Writer: Laith Elzubaidi
Director: Emily Ling Williams
In recent years, society has made strides against using terms that describe mental ill health as pejoratives. Some terms are so ingrained into our cultural idioms, though, that they persist: when someone’s behaviour is irrational or otherwise out of the ordinary, it’s easy to describe them as “crazy” or “insane”.
And this is how British-Iraqi writer Laith Elzubaidi comes to describe the eccentricities of his immigrant parents in Insane Asylum Seekers, an autobiographical monologue which won Soho Theatre’s Tony Craze Award for new writers in 2023. Laith, played by Tommy Sim’aan, describes a family where his father tries to go about his daily life while waiting for an ambulance to arrive to treat his ongoing heart attack – driving to pick his wife up from the train station, and dressing up in suit and tie in order to be wearing his best when the paramedics arrive. Laith’s mum, meanwhile, insists her son always has his passport with him at all times (even to visit the North East of England) and will frequently steal it just to check that he actually knows where it is.
“My dad, like all Arab dads,” says Laith, “is crazy. They are insane.” But there is a rationality to their behaviour. His parents independently fled Iraq during the Gulf War – the one during Tony Blair’s premiership, not any of the other conflicts over the previous century, where Britain was seen as an aggressor from Laith’s perspective – before settling in the UK. What they saw and experienced is bound to have an effect.
Whether there is a direct connection with Laith’s own mental health struggles is less clear. But Sim’aan portrays the onset and persistence of obsessive-compulsive disorder in a way that is as charming and offbeat as the rest of Elzubaidi’s writing, effectively juggling humour and insight with utter clarity.
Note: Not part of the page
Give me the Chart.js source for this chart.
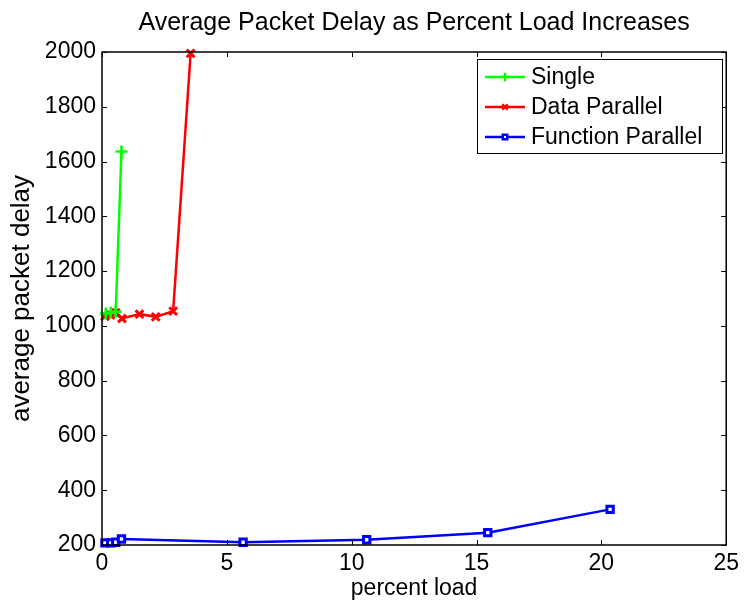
<!DOCTYPE html>
<html>
<head>
<meta charset="utf-8">
<script src="https://cdn.jsdelivr.net/npm/chart.js@4/dist/chart.umd.min.js"></script>
<style>
  html, body { margin: 0; padding: 0; background: #fff; }
  #wrap { width: 744px; height: 600px; }
</style>
</head>
<body>
<div id="wrap"><canvas id="c" width="744" height="600"></canvas></div>
<script>
// ---- data ----
const singleX = [0.15, 0.35, 0.55, 0.78];
const singleY = [1045, 1048, 1052, 1637];

const dataParX = [0.12, 0.35, 0.55, 0.8, 1.5, 2.15, 2.85, 3.55];
const dataParY = [1035, 1040, 1048, 1027, 1043, 1033, 1054, 1995];

const funcParX = [0.12, 0.35, 0.55, 0.78, 5.65, 10.6, 15.45, 20.35];
const funcParY = [208, 208, 210, 222, 210, 219, 245, 330];

const xTicks = [0, 5, 10, 15, 20, 25];
const yTicks = [200, 400, 600, 800, 1000, 1200, 1400, 1600, 1800, 2000];

const seriesNames = ['Single', 'Data Parallel', 'Function Parallel'];
const seriesColors = ['#00ff00', '#ff0000', '#0000ff'];
const seriesMarkers = ['cross', 'crossRot', 'rect'];

const titleText = 'Average Packet Delay as Percent Load Increases';
const xLabel = 'percent load';
const yLabel = 'average packet delay';

const FONT = '"Liberation Sans", Arial, Helvetica, sans-serif';

function pts(xs, ys) { return xs.map((x, i) => ({ x: x, y: ys[i] })); }

Chart.defaults.color = '#000';
Chart.defaults.font.family = FONT;

const boxPlugin = {
  id: 'matlabBox',
  afterDatasetsDraw(chart) {
    const { ctx, chartArea: a, scales } = chart;
    const xs = scales.x, ys = scales.y;
    ctx.save();
    ctx.strokeStyle = '#000';
    ctx.lineWidth = 1.5;
    ctx.strokeRect(a.left, a.top, a.right - a.left, a.bottom - a.top);
    ctx.lineWidth = 1;
    const tl = 5;
    ctx.beginPath();
    xTicks.forEach(v => {
      const px = Math.round(xs.getPixelForValue(v)) + 0.5;
      ctx.moveTo(px, a.bottom); ctx.lineTo(px, a.bottom - tl);
      ctx.moveTo(px, a.top); ctx.lineTo(px, a.top + tl);
    });
    yTicks.forEach(v => {
      const py = Math.round(ys.getPixelForValue(v)) + 0.5;
      ctx.moveTo(a.left, py); ctx.lineTo(a.left + tl, py);
      ctx.moveTo(a.right, py); ctx.lineTo(a.right - tl, py);
    });
    ctx.stroke();

    // legend inside plot, top-right
    const lx = 477, ly = 59, lw = 245, lh = 94;
    ctx.fillStyle = '#fff';
    ctx.fillRect(lx, ly, lw, lh);
    ctx.strokeStyle = '#000';
    ctx.lineWidth = 1;
    ctx.strokeRect(lx + 0.5, ly + 0.5, lw, lh);
    const rows = [77, 107, 137];
    ctx.font = '23px ' + FONT;
    ctx.textBaseline = 'middle';
    ctx.textAlign = 'left';
    chart.data.datasets.forEach((ds, i) => {
      const y = rows[i];
      ctx.strokeStyle = ds.borderColor;
      ctx.lineWidth = 2.5;
      ctx.beginPath();
      ctx.moveTo(485, y); ctx.lineTo(525, y);
      ctx.stroke();
      ctx.fillStyle = ds.pointBackgroundColor;
      Chart.helpers.drawPoint(ctx, {
        pointStyle: ds.pointStyle, radius: ds.pointRadius * 0.7,
        borderWidth: ds.pointBorderWidth, rotation: 0
      }, 505, y);
      ctx.fillStyle = '#000';
      ctx.fillText(ds.label, 531, y + 1);
    });
    ctx.restore();
  }
};

function ds(i, xs, ys, radius, bw) {
  return {
    label: seriesNames[i],
    data: pts(xs, ys),
    borderColor: seriesColors[i],
    backgroundColor: i === 2 ? '#ffffff' : seriesColors[i],
    pointBorderColor: seriesColors[i],
    pointBackgroundColor: i === 2 ? '#ffffff' : seriesColors[i],
    pointStyle: seriesMarkers[i],
    pointRadius: radius,
    pointBorderWidth: bw,
    borderWidth: 2.5,
    tension: 0,
    showLine: true,
    clip: false
  };
}

new Chart(document.getElementById('c'), {
  type: 'scatter',
  data: {
    datasets: [
      ds(0, singleX, singleY, 6, 2.5),
      ds(1, dataParX, dataParY, 5.5, 3),
      ds(2, funcParX, funcParY, 4.5, 3)
    ]
  },
  options: {
    responsive: false,
    devicePixelRatio: 1,
    animation: false,
    layout: { padding: { left: 0, right: 15, top: 0, bottom: 0 } },
    plugins: {
      legend: { display: false },
      tooltip: { enabled: false },
      title: {
        display: true,
        fullSize: false,
        text: titleText,
        color: '#000',
        font: { size: 25, weight: 'normal', family: FONT, lineHeight: 1.2 },
        padding: { top: 8, bottom: 14 }
      }
    },
    scales: {
      x: {
        type: 'linear',
        min: 0, max: 25,
        afterFit(s) { s.height = 55; },
        afterBuildTicks(s) { s.ticks = xTicks.map(v => ({ value: v })); },
        grid: { display: false, drawTicks: false },
        border: { display: false },
        ticks: { font: { size: 23, family: FONT }, padding: 5, color: '#000', maxRotation: 0,
                 callback: v => String(v) },
        title: {
          display: true, text: xLabel, color: '#000',
          font: { size: 23, family: FONT, lineHeight: 1.0 },
          padding: { top: 0, bottom: 0 }
        }
      },
      y: {
        type: 'linear',
        min: 200, max: 2000,
        afterFit(s) { s.width = 102; },
        afterBuildTicks(s) { s.ticks = yTicks.map(v => ({ value: v })); },
        grid: { display: false, drawTicks: false },
        border: { display: false },
        ticks: { font: { size: 23, family: FONT }, padding: 6, color: '#000',
                 callback: v => String(v) },
        title: {
          display: true, text: yLabel, color: '#000',
          font: { size: 26, family: FONT, lineHeight: 1.0 },
          padding: { top: 9, bottom: 0 }
        }
      }
    }
  },
  plugins: [boxPlugin]
});
</script>
</body>
</html>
The depiction of Laith’s intrusive thoughts and how OCD triggers repetitive behaviour depicts the disorder in a way that makes it easy to understand and empathise with someone whose life becomes utterly overwhelmed. Sim’aan’s portrayal of Elzubaidi’s script retains elements of comedy throughout, but there are heartbreaking levels of self-destructiveness too, with examples of how holidays, work events, and even meeting his new girlfriend’s family become wrecked by his condition.
The connection to the Iraq War is never far away – one episode is triggered when Laith is working as a runner on Sunday Brunch when Alistair Campbell, Blair’s spokesman, is a guest. But even in Laith’s darkest moments, Elzubaidi keeps the tone light, balancing comedy and tragedy with precision.
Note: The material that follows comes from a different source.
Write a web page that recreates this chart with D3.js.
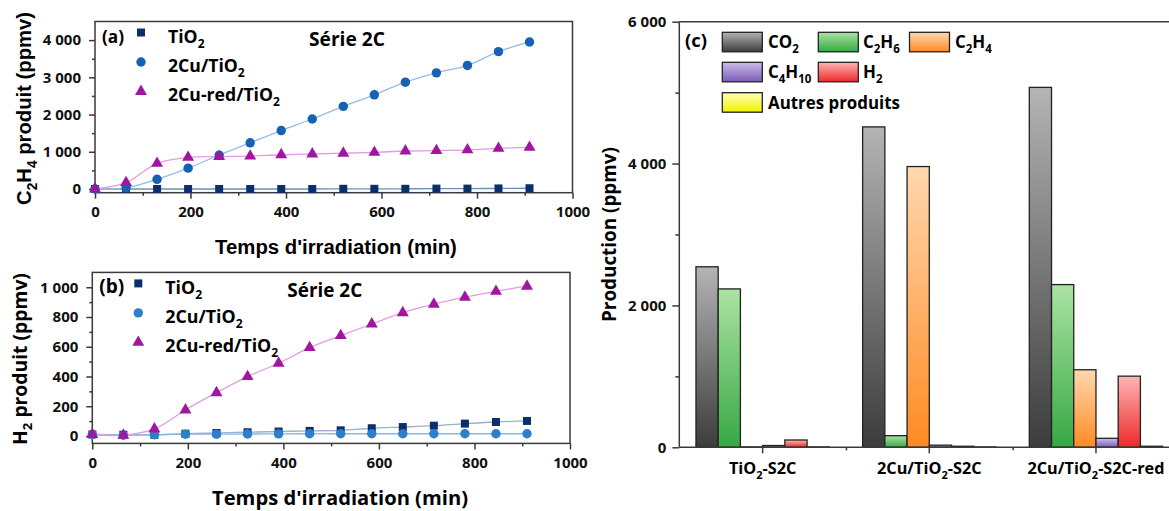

The result is a play that flies by, its underlying messages buoyed by both writing and delivery that delivers multiple hilarious moments among the anger, sadness and portrayals of mental ill health. Insane Asylum Seekers is one of those rare plays that takes an individual’s highly personal internal monologue and, through an exemplary script and performance, brightens and informs us all.